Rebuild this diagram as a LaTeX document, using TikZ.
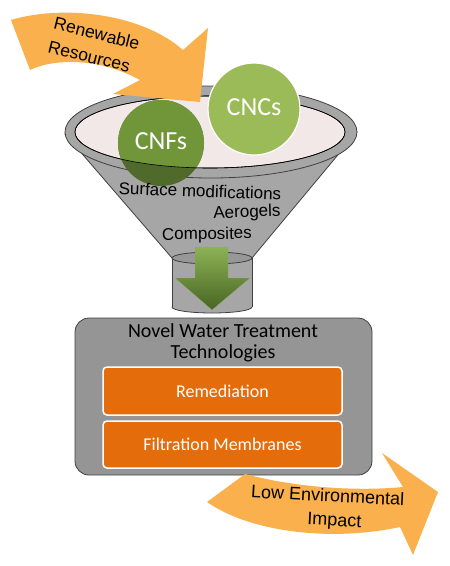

==

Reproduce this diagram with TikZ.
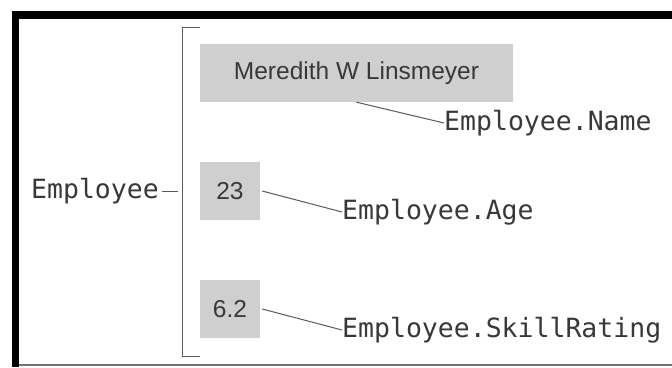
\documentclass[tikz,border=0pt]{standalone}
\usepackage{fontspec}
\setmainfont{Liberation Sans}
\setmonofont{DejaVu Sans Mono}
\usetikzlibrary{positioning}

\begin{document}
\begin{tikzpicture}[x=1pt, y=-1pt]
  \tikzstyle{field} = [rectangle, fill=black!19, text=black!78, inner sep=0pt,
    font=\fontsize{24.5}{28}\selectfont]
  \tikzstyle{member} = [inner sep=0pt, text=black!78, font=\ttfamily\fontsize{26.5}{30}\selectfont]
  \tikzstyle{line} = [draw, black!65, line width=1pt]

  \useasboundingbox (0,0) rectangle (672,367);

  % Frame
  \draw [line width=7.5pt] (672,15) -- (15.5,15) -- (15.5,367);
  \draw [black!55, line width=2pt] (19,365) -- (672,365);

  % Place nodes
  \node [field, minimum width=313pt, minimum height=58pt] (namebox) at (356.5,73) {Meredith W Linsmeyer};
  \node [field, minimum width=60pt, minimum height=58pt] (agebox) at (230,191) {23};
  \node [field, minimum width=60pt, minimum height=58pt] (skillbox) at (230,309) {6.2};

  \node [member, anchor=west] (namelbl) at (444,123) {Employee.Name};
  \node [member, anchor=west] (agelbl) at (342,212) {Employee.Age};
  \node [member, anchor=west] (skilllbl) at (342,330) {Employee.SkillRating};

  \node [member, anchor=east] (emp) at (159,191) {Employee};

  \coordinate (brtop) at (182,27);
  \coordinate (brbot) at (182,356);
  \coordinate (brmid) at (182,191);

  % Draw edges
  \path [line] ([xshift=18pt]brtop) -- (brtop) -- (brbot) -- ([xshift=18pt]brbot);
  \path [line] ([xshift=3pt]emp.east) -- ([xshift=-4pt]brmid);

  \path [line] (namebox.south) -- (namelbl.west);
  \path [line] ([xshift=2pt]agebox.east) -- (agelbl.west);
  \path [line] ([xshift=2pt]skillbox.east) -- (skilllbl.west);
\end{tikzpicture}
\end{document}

* * *

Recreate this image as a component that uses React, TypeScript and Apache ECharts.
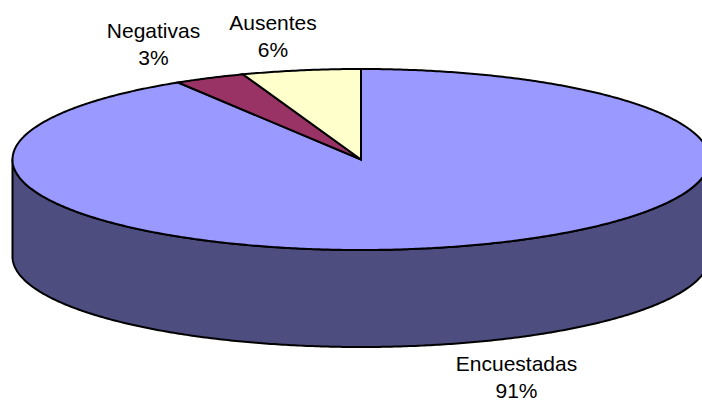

Set problem – Write out exactly the lines from the one that has "Reproduce this diagram with TikZ." down to the one that has "minimum height=58pt] (skillbox)", including both. Pictures stay out of the copy.

Answer to this task –
Reproduce this diagram with TikZ.
\documentclass[tikz,border=0pt]{standalone}
\usepackage{fontspec}
\setmainfont{Liberation Sans}
\setmonofont{DejaVu Sans Mono}
\usetikzlibrary{positioning}

\begin{document}
\begin{tikzpicture}[x=1pt, y=-1pt]
  \tikzstyle{field} = [rectangle, fill=black!19, text=black!78, inner sep=0pt,
    font=\fontsize{24.5}{28}\selectfont]
  \tikzstyle{member} = [inner sep=0pt, text=black!78, font=\ttfamily\fontsize{26.5}{30}\selectfont]
  \tikzstyle{line} = [draw, black!65, line width=1pt]

  \useasboundingbox (0,0) rectangle (672,367);

  % Frame
  \draw [line width=7.5pt] (672,15) -- (15.5,15) -- (15.5,367);
  \draw [black!55, line width=2pt] (19,365) -- (672,365);

  % Place nodes
  \node [field, minimum width=313pt, minimum height=58pt] (namebox) at (356.5,73) {Meredith W Linsmeyer};
  \node [field, minimum width=60pt, minimum height=58pt] (agebox) at (230,191) {23};
  \node [field, minimum width=60pt, minimum height=58pt] (skillbox) at (230,309) {6.2};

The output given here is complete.